The dry fragrance has a unique stone fruit scent, with delicate sweetness, honey graham cracker and cinnamon. With a little more roast, there is a chocolate brownie note too, along with canned peach and spice accents. Adding the hot water, the aromatics are loaded with peach and ripe nectarine smells backed by hefty brown sugar sweetness, and ginger molasses cookie. Historically, Kaffa coffees were dry processed, and so much of the articulate and sweet fruit flavors were lost behind flavors of processing. City+ roasts make for a very juicy brewed coffee, echoing much of the stone fruit aspects alluded to in the aroma, and more.
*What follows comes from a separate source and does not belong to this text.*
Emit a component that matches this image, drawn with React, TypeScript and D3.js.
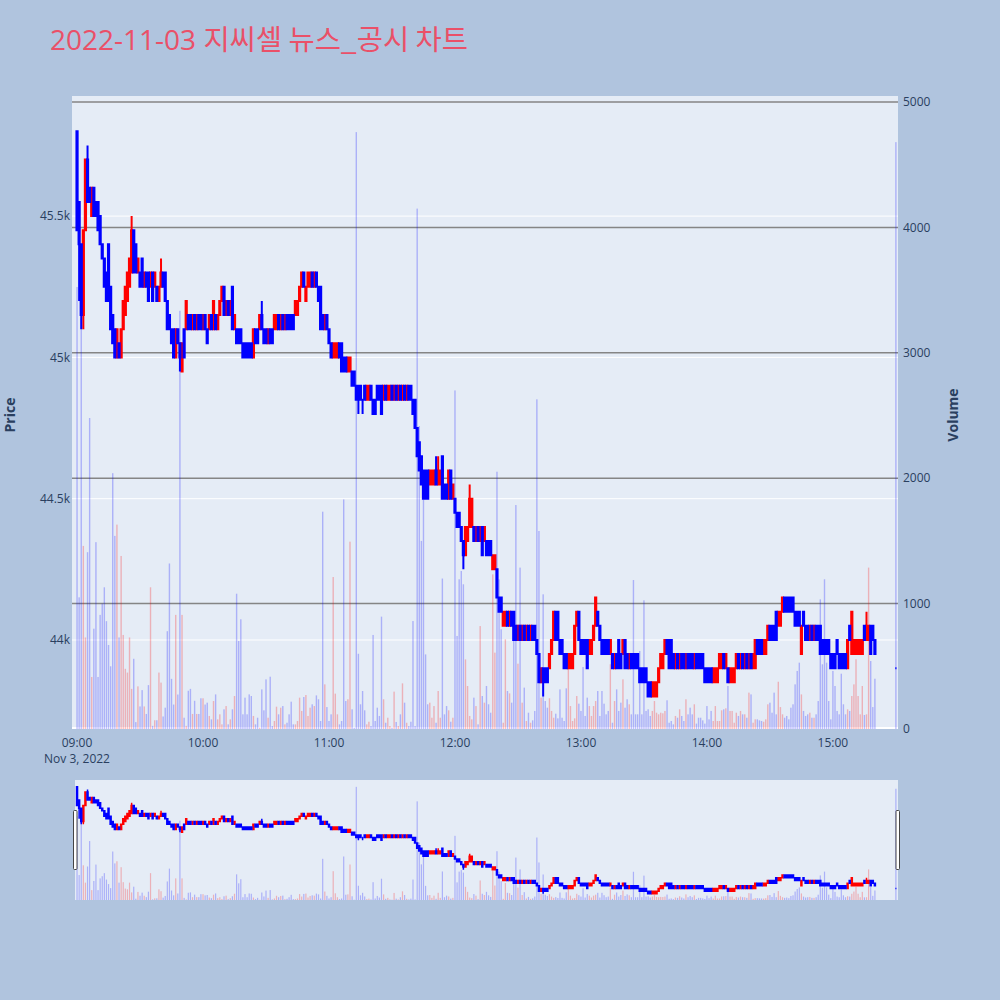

Peach tea, orange marmalade, slab apricot, and mango chutney emerge in the cooling cup, faint cinnamon and clove spice notes accenting the finish. Body is extremely thick at this roast level (even 'bigger' at Full City!), weighing heavy on the palate, and lending to a very long, sweet finish. Acidity is moderate, like the brightness found in a ripe peach, and a mouthfeel akin to black tea. The roast notes, especially once you hit Full City, have a compelling "sugar-browning" characteristic, with the interacting flavors of caramel, butter and vanilla, and of course hints of cacao as well. At Full City and Full City+, Michiti makes a compelling single origin Ethiopian espresso. It has all the chocolate you hope for in a "classic" espresso, but with heavy-handed fruited top notes, tart stone fruits, and shaved lemon rind.